[Start The records]

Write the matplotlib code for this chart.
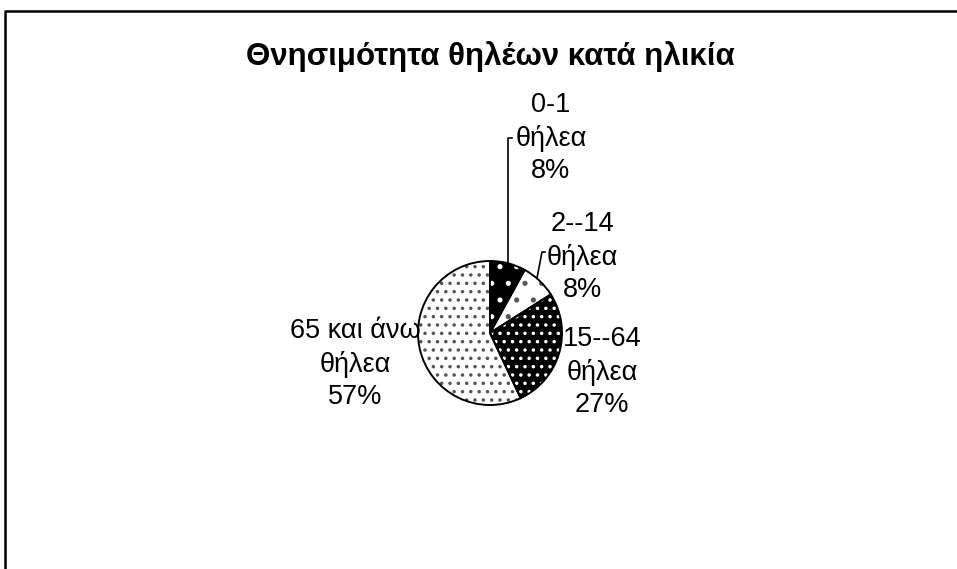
import matplotlib
matplotlib.use("Agg")
import matplotlib.pyplot as plt
from matplotlib.lines import Line2D

# data
labels = ["0-1\nθήλεα\n8%", "2--14\nθήλεα\n8%", "15--64\nθήλεα\n27%", "65 και άνω\nθήλεα\n57%"]
shares = [8, 8, 27, 57]
faces = ["black", "white", "black", "white"]
dots = ["white", "#555555", "white", "#555555"]
hatches = [".", ".", "..", ".."]
title = "Θνησιμότητα θηλέων κατά ηλικία"

W, H = 957, 569
plt.rcParams["font.family"] = ["Liberation Sans", "DejaVu Sans"]
plt.rcParams["hatch.linewidth"] = 1.3

fig = plt.figure(figsize=(W / 100, H / 100), dpi=100)
ax = fig.add_axes([0, 0, 1, 1])

cx, cy, r = 490, H - 333, 72

# fill + dot pattern (hatch colour comes from edgecolor)
wedges, _ = ax.pie(shares, center=(cx, cy), radius=r, startangle=90,
                   counterclock=False, frame=True)
for w, fc, dc, h in zip(wedges, faces, dots, hatches):
    w.set_facecolor(fc)
    w.set_edgecolor(dc)
    w.set_hatch(h)
    w.set_linewidth(0)
# outlines
ax.pie(shares, center=(cx, cy), radius=r, startangle=90,
       counterclock=False, frame=True,
       wedgeprops=dict(facecolor="none", edgecolor="black", linewidth=1.4))
ax.set_xlim(0, W)
ax.set_ylim(0, H)
ax.set_aspect("equal")
ax.axis("off")

# labels (pixel positions from top)
pos = [(551, 138), (582, 257), (602, 372), (355, 364)]
for lab, (x, y) in zip(labels, pos):
    ax.text(x, H - y, lab, ha="center", va="center", fontsize=19.5,
            linespacing=1.32)

# leader lines
ax.add_line(Line2D([508, 508, 512], [H - 263, H - 138, H - 138], color="black", lw=1.2))
ax.add_line(Line2D([537, 542, 545], [H - 278, H - 252, H - 252], color="black", lw=1.2))

ax.text(490, H - 57, title, ha="center", va="center", fontsize=22.5,
        fontweight="bold")

# chart frame (clipped at right/bottom)
ax.add_line(Line2D([5, 5, W], [0, H - 11, H - 11], color="black", lw=1.8))

fig.savefig("out.png", dpi=100)
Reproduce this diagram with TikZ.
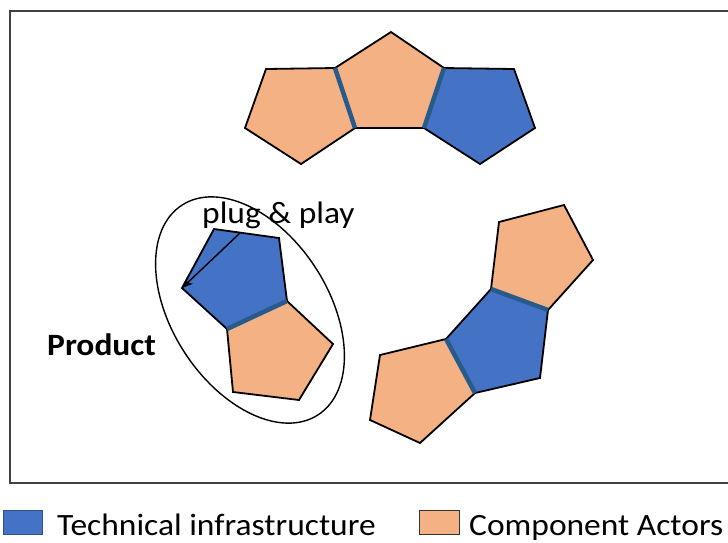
\documentclass[tikz,border=0pt]{standalone}
\usepackage{fontspec}
\setmainfont{Carlito}[FakeStretch=1.08]
\usepackage{xcolor}
\usetikzlibrary{arrows.meta, positioning}
\definecolor{techblue}{HTML}{4472C4}
\definecolor{actorpeach}{HTML}{F4B183}
\definecolor{jointblue}{HTML}{285A8C}
\definecolor{legedge}{HTML}{2F528F}

\begin{document}
\begin{tikzpicture}[
  x=1pt, y=-1pt,
  actor/.style={draw=black, line width=1.8pt, fill=actorpeach},
  tech/.style={draw=black, line width=1.8pt, fill=techblue},
  joint/.style={draw=jointblue, line width=4.5pt},
  txt/.style={font=\fontsize{31}{36}\selectfont, inner sep=0pt, anchor=base west},
  legbox/.style={draw, line width=1.2pt, minimum width=39pt, minimum height=24pt,
                 inner sep=0pt, anchor=north west},
  arrow/.style={-{Stealth[length=11pt, width=9pt]}, line width=1.4pt}
]
\useasboundingbox (0,0) rectangle (728,542);
\draw[line width=1.3pt, draw=black!75] (740,11) -- (10,11) -- (10,483) -- (740,483);

% top group
\draw[actor] (266,69) -- (335,68) -- (355,128) -- (301,164) -- (245,128) -- cycle;
\draw[actor] (391,32) -- (444,68) -- (424,128) -- (355,128) -- (335,68) -- cycle;
\draw[tech]  (444,68) -- (514,69) -- (535,128) -- (480,164) -- (424,128) -- cycle;
\draw[joint] (335,68) -- (355,128);
\draw[joint] (444,68) -- (424,128);

% product
\coordinate (pv) at (182,288);
\coordinate (plugstart) at (240,233);
\draw[tech]  (214,229) -- (279,238) -- (287,301) -- (227,329) -- (pv) -- cycle;
\draw[actor] (227,329) -- (287,301) -- (333,344) -- (299,400) -- (233,392) -- cycle;
\draw[joint] (227,329) -- (287,301);
\draw[line width=1.4pt, rotate around={-57:(250,310)}]
  (250,310) ellipse [x radius=125pt, y radius=78pt];
\draw[arrow] (plugstart) -- (pv);
\node[txt] (plug) at (202,223) {plug \& play};
\node[txt, font=\fontsize{31}{36}\selectfont\bfseries] (product) at (47,355) {Product};

% bottom-right group
\draw[actor] (499,222) -- (564,205) -- (593,260) -- (548,310) -- (491,289) -- cycle;
\draw[tech]  (491,289) -- (548,310) -- (540,378) -- (475,393) -- (446,339) -- cycle;
\draw[actor] (380,355) -- (446,339) -- (475,393) -- (420,443) -- (370,420) -- cycle;
\draw[joint] (491,289) -- (548,310);
\draw[joint] (446,339) -- (475,393);

% legend
\node[legbox, draw=legedge, fill=techblue] (legtech) at (3,510) {};
\node[txt] (techtxt) at (57,535) {Technical infrastructure};
\node[legbox, draw=black!80, fill=actorpeach, minimum width=40pt] (legactor) at (419,510) {};
\node[txt] (actortxt) at (469,535) {Component Actors};
\end{tikzpicture}
\end{document}
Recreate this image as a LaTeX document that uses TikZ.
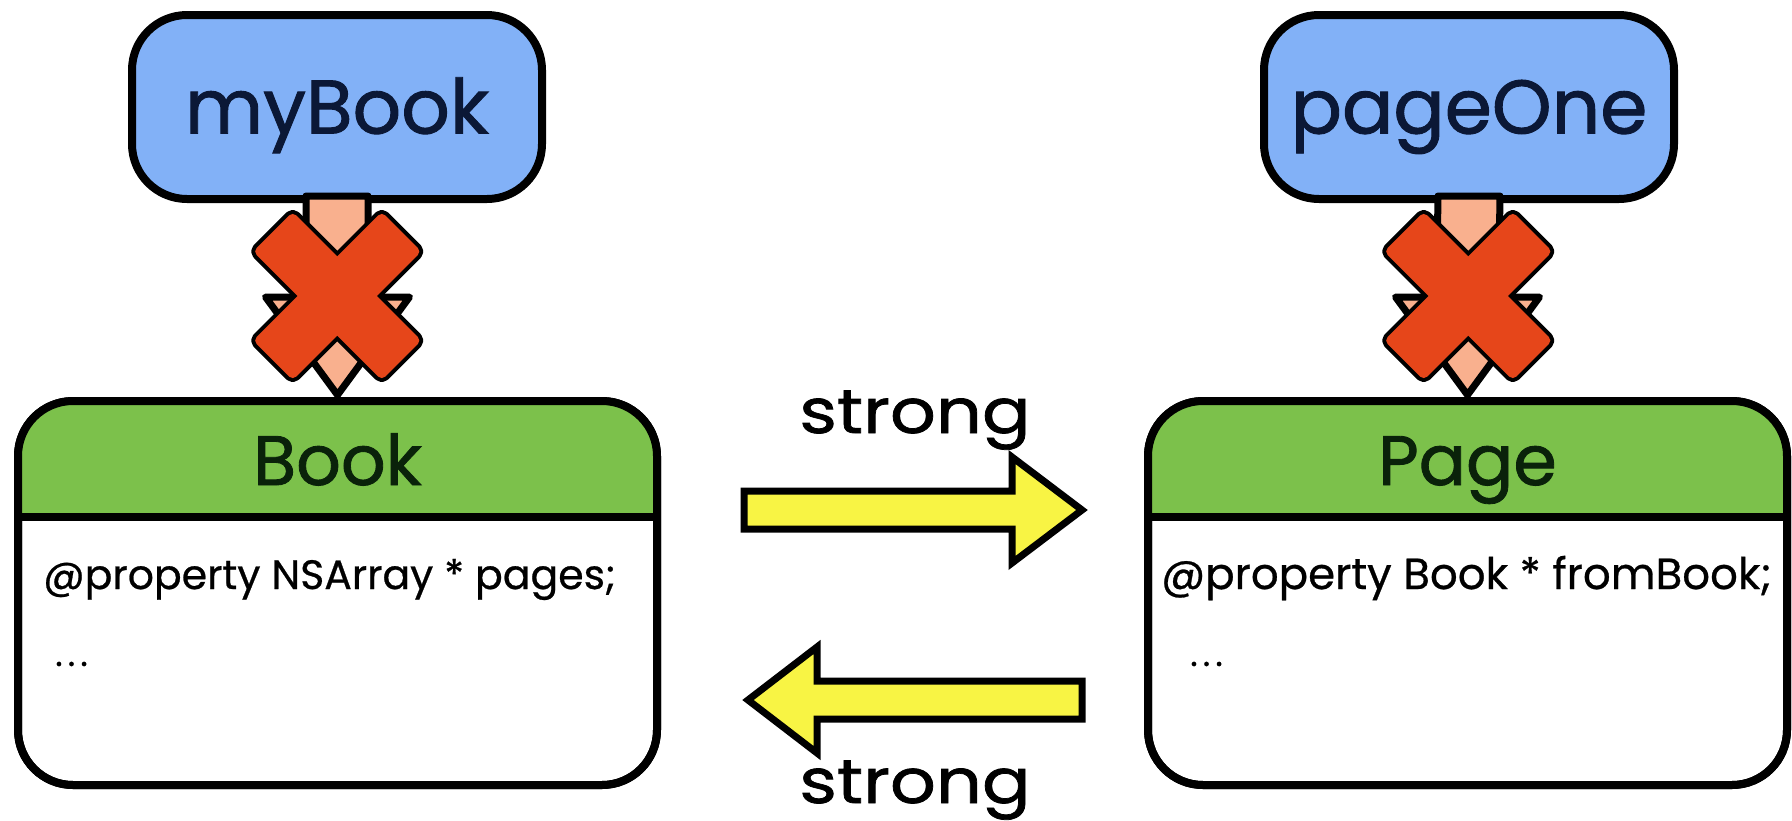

[End The records]

▶ _Exercise aim_:
All the lines above are to be reproduced exactly, except the pictures.

▶ _Complete output_:
Write the matplotlib code for this chart.
import matplotlib
matplotlib.use("Agg")
import matplotlib.pyplot as plt
from matplotlib.lines import Line2D

# data
labels = ["0-1\nθήλεα\n8%", "2--14\nθήλεα\n8%", "15--64\nθήλεα\n27%", "65 και άνω\nθήλεα\n57%"]
shares = [8, 8, 27, 57]
faces = ["black", "white", "black", "white"]
dots = ["white", "#555555", "white", "#555555"]
hatches = [".", ".", "..", ".."]
title = "Θνησιμότητα θηλέων κατά ηλικία"

W, H = 957, 569
plt.rcParams["font.family"] = ["Liberation Sans", "DejaVu Sans"]
plt.rcParams["hatch.linewidth"] = 1.3

fig = plt.figure(figsize=(W / 100, H / 100), dpi=100)
ax = fig.add_axes([0, 0, 1, 1])

cx, cy, r = 490, H - 333, 72

# fill + dot pattern (hatch colour comes from edgecolor)
wedges, _ = ax.pie(shares, center=(cx, cy), radius=r, startangle=90,
                   counterclock=False, frame=True)
for w, fc, dc, h in zip(wedges, faces, dots, hatches):
    w.set_facecolor(fc)
    w.set_edgecolor(dc)
    w.set_hatch(h)
    w.set_linewidth(0)
# outlines
ax.pie(shares, center=(cx, cy), radius=r, startangle=90,
       counterclock=False, frame=True,
       wedgeprops=dict(facecolor="none", edgecolor="black", linewidth=1.4))
ax.set_xlim(0, W)
ax.set_ylim(0, H)
ax.set_aspect("equal")
ax.axis("off")

# labels (pixel positions from top)
pos = [(551, 138), (582, 257), (602, 372), (355, 364)]
for lab, (x, y) in zip(labels, pos):
    ax.text(x, H - y, lab, ha="center", va="center", fontsize=19.5,
            linespacing=1.32)

# leader lines
ax.add_line(Line2D([508, 508, 512], [H - 263, H - 138, H - 138], color="black", lw=1.2))
ax.add_line(Line2D([537, 542, 545], [H - 278, H - 252, H - 252], color="black", lw=1.2))

ax.text(490, H - 57, title, ha="center", va="center", fontsize=22.5,
        fontweight="bold")

# chart frame (clipped at right/bottom)
ax.add_line(Line2D([5, 5, W], [0, H - 11, H - 11], color="black", lw=1.8))

fig.savefig("out.png", dpi=100)
Reproduce this diagram with TikZ.
\documentclass[tikz,border=0pt]{standalone}
\usepackage{fontspec}
\setmainfont{Carlito}[FakeStretch=1.08]
\usepackage{xcolor}
\usetikzlibrary{arrows.meta, positioning}
\definecolor{techblue}{HTML}{4472C4}
\definecolor{actorpeach}{HTML}{F4B183}
\definecolor{jointblue}{HTML}{285A8C}
\definecolor{legedge}{HTML}{2F528F}

\begin{document}
\begin{tikzpicture}[
  x=1pt, y=-1pt,
  actor/.style={draw=black, line width=1.8pt, fill=actorpeach},
  tech/.style={draw=black, line width=1.8pt, fill=techblue},
  joint/.style={draw=jointblue, line width=4.5pt},
  txt/.style={font=\fontsize{31}{36}\selectfont, inner sep=0pt, anchor=base west},
  legbox/.style={draw, line width=1.2pt, minimum width=39pt, minimum height=24pt,
                 inner sep=0pt, anchor=north west},
  arrow/.style={-{Stealth[length=11pt, width=9pt]}, line width=1.4pt}
]
\useasboundingbox (0,0) rectangle (728,542);
\draw[line width=1.3pt, draw=black!75] (740,11) -- (10,11) -- (10,483) -- (740,483);

% top group
\draw[actor] (266,69) -- (335,68) -- (355,128) -- (301,164) -- (245,128) -- cycle;
\draw[actor] (391,32) -- (444,68) -- (424,128) -- (355,128) -- (335,68) -- cycle;
\draw[tech]  (444,68) -- (514,69) -- (535,128) -- (480,164) -- (424,128) -- cycle;
\draw[joint] (335,68) -- (355,128);
\draw[joint] (444,68) -- (424,128);

% product
\coordinate (pv) at (182,288);
\coordinate (plugstart) at (240,233);
\draw[tech]  (214,229) -- (279,238) -- (287,301) -- (227,329) -- (pv) -- cycle;
\draw[actor] (227,329) -- (287,301) -- (333,344) -- (299,400) -- (233,392) -- cycle;
\draw[joint] (227,329) -- (287,301);
\draw[line width=1.4pt, rotate around={-57:(250,310)}]
  (250,310) ellipse [x radius=125pt, y radius=78pt];
\draw[arrow] (plugstart) -- (pv);
\node[txt] (plug) at (202,223) {plug \& play};
\node[txt, font=\fontsize{31}{36}\selectfont\bfseries] (product) at (47,355) {Product};

% bottom-right group
\draw[actor] (499,222) -- (564,205) -- (593,260) -- (548,310) -- (491,289) -- cycle;
\draw[tech]  (491,289) -- (548,310) -- (540,378) -- (475,393) -- (446,339) -- cycle;
\draw[actor] (380,355) -- (446,339) -- (475,393) -- (420,443) -- (370,420) -- cycle;
\draw[joint] (491,289) -- (548,310);
\draw[joint] (446,339) -- (475,393);

% legend
\node[legbox, draw=legedge, fill=techblue] (legtech) at (3,510) {};
\node[txt] (techtxt) at (57,535) {Technical infrastructure};
\node[legbox, draw=black!80, fill=actorpeach, minimum width=40pt] (legactor) at (419,510) {};
\node[txt] (actortxt) at (469,535) {Component Actors};
\end{tikzpicture}
\end{document}
Recreate this image as a LaTeX document that uses TikZ.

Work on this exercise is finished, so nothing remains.